Thursday, November 7, 2013

Fun With Generators

So the nights drew in, and so did the clouds in the days.

We had a massive storm the other week in the UK.  A depression barrelled across the Atlantic, whipped up by the jet stream, and smashed into the southern counties of the UK and Wales in the night.

Around 600,000 houses lost power due to trees falling on power lines.

I was prepared.  Batteries fully charged; petrol generator tested and loaded with fuel.  Thankfully, we didn't lose power here but it got me to thinking that I'd never tried to charge the battery from the generator.  The generator would have been just used to provide AC power directly.
With the storm passed and the new Maas PSU capable of delivering up to 765W to the house battery, I decided to test out how well they'd work together.

Now this generator isn't brilliant.  It's a 2-stroke engine and that means you need to add oil to the petrol and all of it is burnt in the engine.  You have to balance having enough oil to lubricate the engine against the volume of smoke the engine produces from burning the oil.  Let's just say I need to work on my fuel mixing skills, as the garden was enveloped in a thin blue mist while this thing was running at 'full power'.

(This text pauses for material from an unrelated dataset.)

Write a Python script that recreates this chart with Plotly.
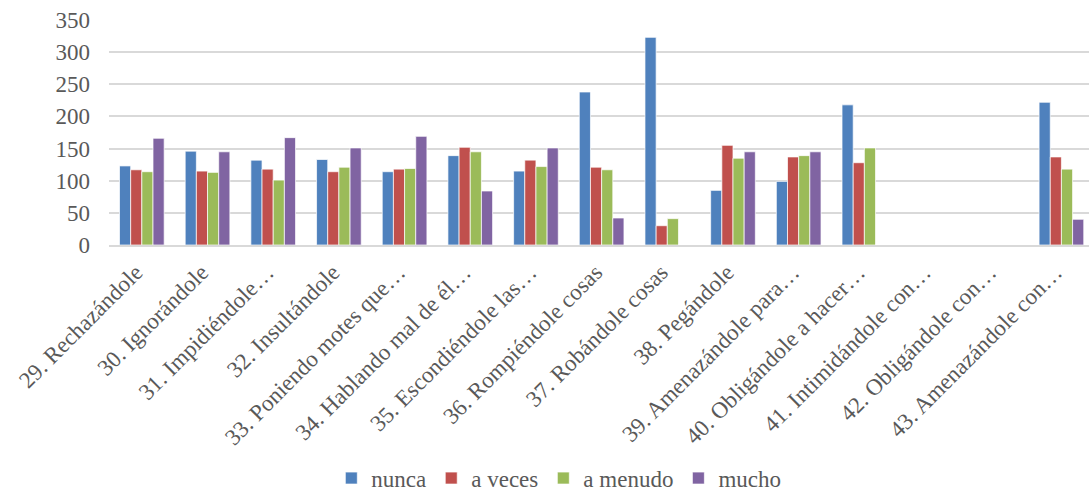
import plotly.graph_objects as go

categories = ["29. Rechazándole", "30. Ignorándole", "31. Impidiéndole…", "32. Insultándole",
              "33. Poniendo motes que…", "34. Hablando mal de él…", "35. Escondiéndole las…",
              "36. Rompiéndole cosas", "37. Robándole cosas", "38. Pegándole",
              "39. Amenazándole para…", "40. Obligándole a hacer…", "41. Intimidándole con…",
              "42. Obligándole con…", "43. Amenazándole con…"]
nunca = [123, 146, 132, 133, 114, 139, 115, 238, 323, 85, 99, 218, 0, 0, 222]
a_veces = [117, 115, 118, 114, 118, 152, 132, 121, 30, 155, 137, 128, 0, 0, 137]
a_menudo = [114, 113, 101, 121, 119, 145, 122, 117, 41, 135, 139, 151, 0, 0, 118]
mucho = [166, 145, 167, 151, 169, 84, 151, 42, 0, 145, 145, 0, 0, 0, 40]

series = [("nunca", nunca, "#4F81BD"), ("a veces", a_veces, "#C0504D"),
          ("a menudo", a_menudo, "#9BBB59"), ("mucho", mucho, "#8064A2")]

fig = go.Figure()
for name, vals, col in series:
    fig.add_trace(go.Bar(x=categories, y=vals, name=name, marker_color=col,
                         marker_line=dict(color="rgba(255,255,255,0.7)", width=1)))

font = dict(family="Liberation Serif", size=23, color="#595959")
fig.update_layout(
    width=1089, height=491,
    margin=dict(l=109, r=0, t=20, b=246, autoexpand=False),
    paper_bgcolor="white", plot_bgcolor="white",
    barmode="group", bargap=0.32, bargroupgap=0,
    font=font,
    showlegend=True,
    legend=dict(orientation="h", x=0.459, y=-1.036, xanchor="center", yanchor="middle",
                font=font, traceorder="normal", itemwidth=30),
)
fig.update_xaxes(type="category", tickangle=-45, range=[-0.5, 14.42], automargin=False,
                 showgrid=False, showline=True, linecolor="#D9D9D9", linewidth=1.5,
                 tickfont=font, ticks="", ticklabelshift=-6, ticklabelstandoff=3)
fig.update_yaxes(range=[0, 350], dtick=50, showgrid=True, gridcolor="#D9D9D9", gridwidth=1.5,
                 zeroline=False, tickfont=font, ticklabelstandoff=18, showline=False,
                 automargin=False)
fig.write_html("out.html", config={"displayModeBar": False},
               post_script="document.body.style.margin='0';")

And that brings me to the power output... It's rated at 650W continuous and 720W peak.  But generator manufacturers are notoriously, errr... 'generous' when it comes to their product labelling.

I got a plug-in power meter and used that to measure the generator output and load performance.

The first thing I discovered was that generators can't start large step loads.  I rigged up the Maas charger, dialed in 17A on the limiter and started up the generator with no load.  After letting it warm up a bit, I clamped the positive battery cable on and the load stepped from near nothing (10W) to 450W; or it would have if the generator engine hadn't simultaneously stalled.

So then I tried again, with the current limit dialled down to 5A and then ramped it up.  The generator Voltage started to drop off.  From an essentially no load Voltage of 240V, it dropped off to 195V at 520W.  I didn't ramp up the power any more as the PSU states that the line Voltage should be a minimum of 220V -10% = 198V.  Switch mode power supplies can often fail from under-Voltage supply.  I wasn't going to push it.

At the same time as the Voltage sag, the engine laboured and slowed, reducing the output frequency to 46Hz from 50Hz.  It also didn't like holding the load, with the engine cycling (revving) a bit on a one second-ish cycle.

So I dialled in 450W on the Maas PSU and the generator could handle that (just); cranking out 200-205V and 46-47Hz with the engine droning steadily and less blue smoke from the exhaust.

I let the thing run for about an hour and a half and then tried cranking up the power again.  The line Voltage still sagged to 195V, but the engine seemed happier with no instability (revving).  Even the smoke seemed to have abated somewhat.  I let it run for another 30 minutes or so and no unexpected smoke or outright fire issued :D.

Test over, and the missus complaining about the smell of 2-stroke engine in the garden, I shut it down and dug out my Brother labelling machine to amend the power output labelling on the side of the generator.
Given that I picked this thing up for £30 at a car boot sale (plus a bit more for repairing the broken fuel tap), I'm not unhappy.

But even with a power factor corrected load (it measured 0.98 under load), the generator wasn't able to deliver the charger's full power to the battery.  The generator couldn't manage more than about 70% of it's rated power without unacceptable de-rating of the line Voltage and instability.

So I guess I'm on the look-out for a more chunky machine with at least a 1kW output (claimed) and a 4 stroke engine (to spare the roses another fumigation).